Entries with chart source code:
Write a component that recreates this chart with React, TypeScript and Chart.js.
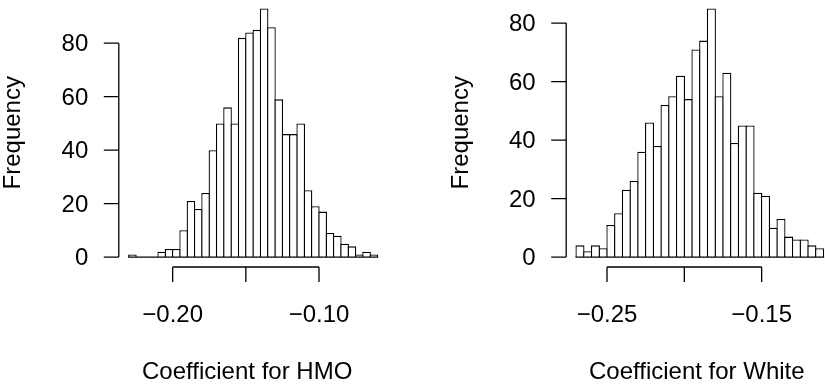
import { useEffect, useRef } from "react";
import { Chart, registerables } from "chart.js";

Chart.register(...registerables);

// ---- Data ----
const binWidth = 0.005;

const hmoBreakStart = -0.23;
const hmoCounts = [1, 0, 0, 0, 2, 3, 3, 10, 21, 18, 24, 40, 50, 56, 50, 82, 84, 85, 93, 86, 59, 46, 46, 50, 25, 19, 17, 9, 8, 5, 4, 1, 2, 1];
const hmoXTicks = [-0.2, -0.15, -0.1];
const hmoXTickLabels = ["\u22120.20", "", "\u22120.10"];
const hmoTitle = "Coefficient for HMO";

const whiteBreakStart = -0.27;
const whiteCounts = [4, 2, 4, 3, 11, 15, 23, 26, 36, 46, 38, 52, 55, 62, 54, 71, 74, 85, 55, 63, 39, 45, 45, 22, 21, 10, 13, 7, 6, 6, 4, 3];
const whiteXTicks = [-0.25, -0.2, -0.15];
const whiteXTickLabels = ["\u22120.25", "", "\u22120.15"];
const whiteTitle = "Coefficient for White";

const yTicks = [0, 20, 40, 60, 80];
const yTickLabels = ["0", "20", "40", "60", "80"];
const yTitle = "Frequency";

const FONT = '24px "Liberation Sans", Arial, Helvetica, sans-serif';
const LW = 1.3;

type Panel = {
  breakStart: number;
  counts: number[];
  xTicks: number[];
  xTickLabels: string[];
  title: string;
  titleShift: number;
  canvasWidth: number;
  padding: { left: number; right: number; top: number; bottom: number };
  binPx: number;
};

function rAxesPlugin(p: Panel) {
  return {
    id: "rAxes",
    afterDatasetsDraw(chart: any) {
      const ctx = chart.ctx as CanvasRenderingContext2D;
      const xs = chart.scales.x;
      const ys = chart.scales.y;
      const area = chart.chartArea;
      const lo = p.breakStart;
      const hi = p.breakStart + p.counts.length * binWidth;
      ctx.save();
      ctx.strokeStyle = "#000";
      ctx.fillStyle = "#000";
      ctx.lineWidth = LW;
      // baseline of the histogram (zero-height bins)
      const y0 = ys.getPixelForValue(0);
      ctx.beginPath();
      ctx.moveTo(xs.getPixelForValue(lo) - LW / 2, y0);
      ctx.lineTo(xs.getPixelForValue(hi) + LW / 2, y0);
      ctx.stroke();

      // y axis
      const ax = area.left;
      ctx.beginPath();
      ctx.moveTo(ax, ys.getPixelForValue(yTicks[0]));
      ctx.lineTo(ax, ys.getPixelForValue(yTicks[yTicks.length - 1]));
      yTicks.forEach((t) => {
        const py = ys.getPixelForValue(t);
        ctx.moveTo(ax - 15, py);
        ctx.lineTo(ax, py);
      });
      ctx.stroke();
      ctx.font = FONT;
      ctx.textAlign = "right";
      ctx.textBaseline = "middle";
      yTicks.forEach((t, i) => {
        ctx.fillText(yTickLabels[i], ax - 30.5, ys.getPixelForValue(t) + 1.5);
      });

      // x axis
      const ay = area.bottom;
      ctx.beginPath();
      ctx.moveTo(xs.getPixelForValue(p.xTicks[0]), ay);
      ctx.lineTo(xs.getPixelForValue(p.xTicks[p.xTicks.length - 1]), ay);
      p.xTicks.forEach((t) => {
        const px = xs.getPixelForValue(t);
        ctx.moveTo(px, ay);
        ctx.lineTo(px, ay + 15);
      });
      ctx.stroke();
      ctx.textAlign = "center";
      ctx.textBaseline = "alphabetic";
      p.xTicks.forEach((t, i) => {
        if (p.xTickLabels[i]) ctx.fillText(p.xTickLabels[i], xs.getPixelForValue(t), ay + 55);
      });

      // titles
      ctx.fillText(p.title, (area.left + area.right) / 2 + p.titleShift, ay + 112);
      ctx.save();
      ctx.translate(area.left - 98.5, (area.top + area.bottom) / 2);
      ctx.rotate(-Math.PI / 2);
      ctx.textAlign = "center";
      ctx.textBaseline = "alphabetic";
      ctx.fillText(yTitle, 0, 0);
      ctx.restore();
      ctx.restore();
    },
  };
}

function HistPanel({ p }: { p: Panel }) {
  const ref = useRef<HTMLCanvasElement | null>(null);
  useEffect(() => {
    if (!ref.current) return;
    const lo = p.breakStart;
    const hi = p.breakStart + p.counts.length * binWidth;
    const ext = 0.04 * (hi - lo);
    const ymax = Math.max(...p.counts);
    const yext = 0.04 * ymax;
    const data = p.counts.map((c, i) => ({ x: lo + (i + 0.5) * binWidth, y: c }));
    const chart = new Chart(ref.current, {
      type: "bar",
      data: {
        datasets: [
          {
            data: data as any,
            backgroundColor: "#ffffff",
            borderColor: "#000000",
            borderWidth: LW,
            borderSkipped: "start",
            barPercentage: (p.binPx + LW) / p.binPx,
            categoryPercentage: 1,
          },
        ],
      },
      options: {
        animation: false,
        responsive: false,
        devicePixelRatio: 1,
        layout: { padding: p.padding },
        plugins: { legend: { display: false }, tooltip: { enabled: false } },
        scales: {
          x: { type: "linear", min: lo - ext, max: hi + ext, offset: false, display: false },
          y: { type: "linear", min: -yext, max: ymax + yext, display: false },
        },
      },
      plugins: [rAxesPlugin(p)],
    });
    return () => chart.destroy();
  }, [p]);
  return (
    <canvas
      ref={ref}
      width={p.canvasWidth}
      height={387}
      style={{ position: "absolute", left: 0, top: -2, width: p.canvasWidth, height: 387 }}
    />
  );
}

const leftPanel: Panel = {
  breakStart: hmoBreakStart,
  counts: hmoCounts,
  xTicks: hmoXTicks,
  xTickLabels: hmoXTickLabels,
  title: hmoTitle,
  titleShift: -6,
  canvasWidth: 825,
  padding: { left: 118.8, right: 437.5, top: 0.5, bottom: 118 },
  binPx: 7.32,
};

const rightPanel: Panel = {
  breakStart: whiteBreakStart,
  counts: whiteCounts,
  xTicks: whiteXTicks,
  xTickLabels: whiteXTickLabels,
  title: whiteTitle,
  titleShift: -3,
  canvasWidth: 850,
  padding: { left: 566.2, right: 16.6, top: 0.5, bottom: 118 },
  binPx: 7.73,
};

export default function App() {
  return (
    <div
      style={{
        position: "absolute",
        left: 0,
        top: 0,
        width: 825,
        height: 385,
        overflow: "hidden",
        background: "#ffffff",
      }}
    >
      <HistPanel p={leftPanel} />
      <HistPanel p={rightPanel} />
    </div>
  );
}
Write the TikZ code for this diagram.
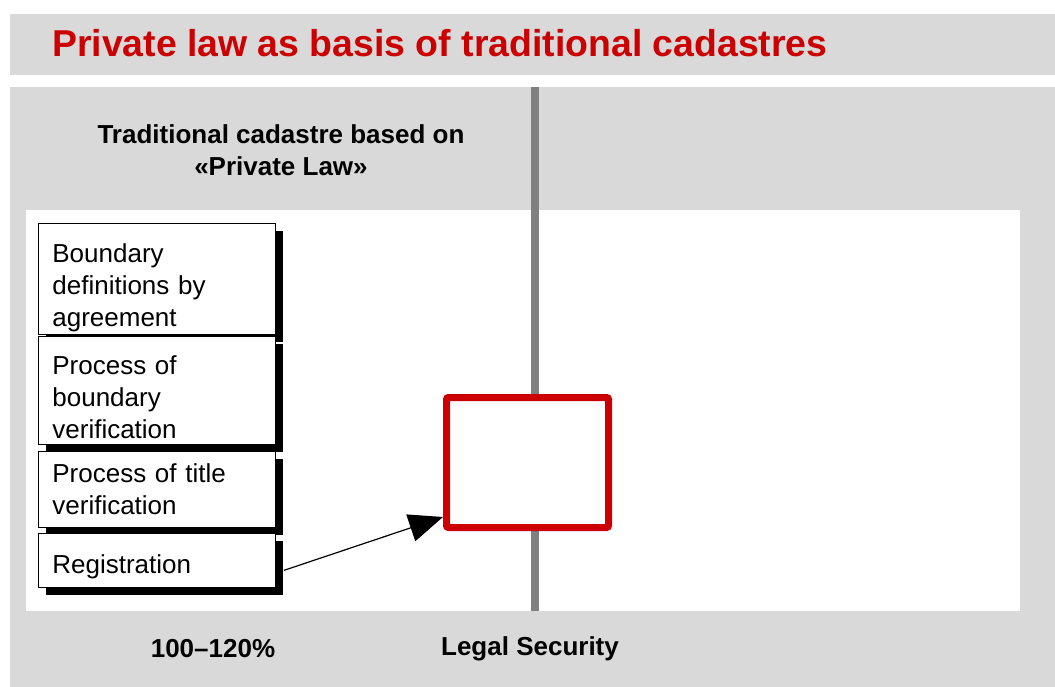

* Aim *
Print all of the records shown above exactly, leaving out each picture.

* Correct result *
Write a component that recreates this chart with React, TypeScript and Chart.js.
import { useEffect, useRef } from "react";
import { Chart, registerables } from "chart.js";

Chart.register(...registerables);

// ---- Data ----
const binWidth = 0.005;

const hmoBreakStart = -0.23;
const hmoCounts = [1, 0, 0, 0, 2, 3, 3, 10, 21, 18, 24, 40, 50, 56, 50, 82, 84, 85, 93, 86, 59, 46, 46, 50, 25, 19, 17, 9, 8, 5, 4, 1, 2, 1];
const hmoXTicks = [-0.2, -0.15, -0.1];
const hmoXTickLabels = ["\u22120.20", "", "\u22120.10"];
const hmoTitle = "Coefficient for HMO";

const whiteBreakStart = -0.27;
const whiteCounts = [4, 2, 4, 3, 11, 15, 23, 26, 36, 46, 38, 52, 55, 62, 54, 71, 74, 85, 55, 63, 39, 45, 45, 22, 21, 10, 13, 7, 6, 6, 4, 3];
const whiteXTicks = [-0.25, -0.2, -0.15];
const whiteXTickLabels = ["\u22120.25", "", "\u22120.15"];
const whiteTitle = "Coefficient for White";

const yTicks = [0, 20, 40, 60, 80];
const yTickLabels = ["0", "20", "40", "60", "80"];
const yTitle = "Frequency";

const FONT = '24px "Liberation Sans", Arial, Helvetica, sans-serif';
const LW = 1.3;

type Panel = {
  breakStart: number;
  counts: number[];
  xTicks: number[];
  xTickLabels: string[];
  title: string;
  titleShift: number;
  canvasWidth: number;
  padding: { left: number; right: number; top: number; bottom: number };
  binPx: number;
};

function rAxesPlugin(p: Panel) {
  return {
    id: "rAxes",
    afterDatasetsDraw(chart: any) {
      const ctx = chart.ctx as CanvasRenderingContext2D;
      const xs = chart.scales.x;
      const ys = chart.scales.y;
      const area = chart.chartArea;
      const lo = p.breakStart;
      const hi = p.breakStart + p.counts.length * binWidth;
      ctx.save();
      ctx.strokeStyle = "#000";
      ctx.fillStyle = "#000";
      ctx.lineWidth = LW;
      // baseline of the histogram (zero-height bins)
      const y0 = ys.getPixelForValue(0);
      ctx.beginPath();
      ctx.moveTo(xs.getPixelForValue(lo) - LW / 2, y0);
      ctx.lineTo(xs.getPixelForValue(hi) + LW / 2, y0);
      ctx.stroke();

      // y axis
      const ax = area.left;
      ctx.beginPath();
      ctx.moveTo(ax, ys.getPixelForValue(yTicks[0]));
      ctx.lineTo(ax, ys.getPixelForValue(yTicks[yTicks.length - 1]));
      yTicks.forEach((t) => {
        const py = ys.getPixelForValue(t);
        ctx.moveTo(ax - 15, py);
        ctx.lineTo(ax, py);
      });
      ctx.stroke();
      ctx.font = FONT;
      ctx.textAlign = "right";
      ctx.textBaseline = "middle";
      yTicks.forEach((t, i) => {
        ctx.fillText(yTickLabels[i], ax - 30.5, ys.getPixelForValue(t) + 1.5);
      });

      // x axis
      const ay = area.bottom;
      ctx.beginPath();
      ctx.moveTo(xs.getPixelForValue(p.xTicks[0]), ay);
      ctx.lineTo(xs.getPixelForValue(p.xTicks[p.xTicks.length - 1]), ay);
      p.xTicks.forEach((t) => {
        const px = xs.getPixelForValue(t);
        ctx.moveTo(px, ay);
        ctx.lineTo(px, ay + 15);
      });
      ctx.stroke();
      ctx.textAlign = "center";
      ctx.textBaseline = "alphabetic";
      p.xTicks.forEach((t, i) => {
        if (p.xTickLabels[i]) ctx.fillText(p.xTickLabels[i], xs.getPixelForValue(t), ay + 55);
      });

      // titles
      ctx.fillText(p.title, (area.left + area.right) / 2 + p.titleShift, ay + 112);
      ctx.save();
      ctx.translate(area.left - 98.5, (area.top + area.bottom) / 2);
      ctx.rotate(-Math.PI / 2);
      ctx.textAlign = "center";
      ctx.textBaseline = "alphabetic";
      ctx.fillText(yTitle, 0, 0);
      ctx.restore();
      ctx.restore();
    },
  };
}

function HistPanel({ p }: { p: Panel }) {
  const ref = useRef<HTMLCanvasElement | null>(null);
  useEffect(() => {
    if (!ref.current) return;
    const lo = p.breakStart;
    const hi = p.breakStart + p.counts.length * binWidth;
    const ext = 0.04 * (hi - lo);
    const ymax = Math.max(...p.counts);
    const yext = 0.04 * ymax;
    const data = p.counts.map((c, i) => ({ x: lo + (i + 0.5) * binWidth, y: c }));
    const chart = new Chart(ref.current, {
      type: "bar",
      data: {
        datasets: [
          {
            data: data as any,
            backgroundColor: "#ffffff",
            borderColor: "#000000",
            borderWidth: LW,
            borderSkipped: "start",
            barPercentage: (p.binPx + LW) / p.binPx,
            categoryPercentage: 1,
          },
        ],
      },
      options: {
        animation: false,
        responsive: false,
        devicePixelRatio: 1,
        layout: { padding: p.padding },
        plugins: { legend: { display: false }, tooltip: { enabled: false } },
        scales: {
          x: { type: "linear", min: lo - ext, max: hi + ext, offset: false, display: false },
          y: { type: "linear", min: -yext, max: ymax + yext, display: false },
        },
      },
      plugins: [rAxesPlugin(p)],
    });
    return () => chart.destroy();
  }, [p]);
  return (
    <canvas
      ref={ref}
      width={p.canvasWidth}
      height={387}
      style={{ position: "absolute", left: 0, top: -2, width: p.canvasWidth, height: 387 }}
    />
  );
}

const leftPanel: Panel = {
  breakStart: hmoBreakStart,
  counts: hmoCounts,
  xTicks: hmoXTicks,
  xTickLabels: hmoXTickLabels,
  title: hmoTitle,
  titleShift: -6,
  canvasWidth: 825,
  padding: { left: 118.8, right: 437.5, top: 0.5, bottom: 118 },
  binPx: 7.32,
};

const rightPanel: Panel = {
  breakStart: whiteBreakStart,
  counts: whiteCounts,
  xTicks: whiteXTicks,
  xTickLabels: whiteXTickLabels,
  title: whiteTitle,
  titleShift: -3,
  canvasWidth: 850,
  padding: { left: 566.2, right: 16.6, top: 0.5, bottom: 118 },
  binPx: 7.73,
};

export default function App() {
  return (
    <div
      style={{
        position: "absolute",
        left: 0,
        top: 0,
        width: 825,
        height: 385,
        overflow: "hidden",
        background: "#ffffff",
      }}
    >
      <HistPanel p={leftPanel} />
      <HistPanel p={rightPanel} />
    </div>
  );
}
Write the TikZ code for this diagram.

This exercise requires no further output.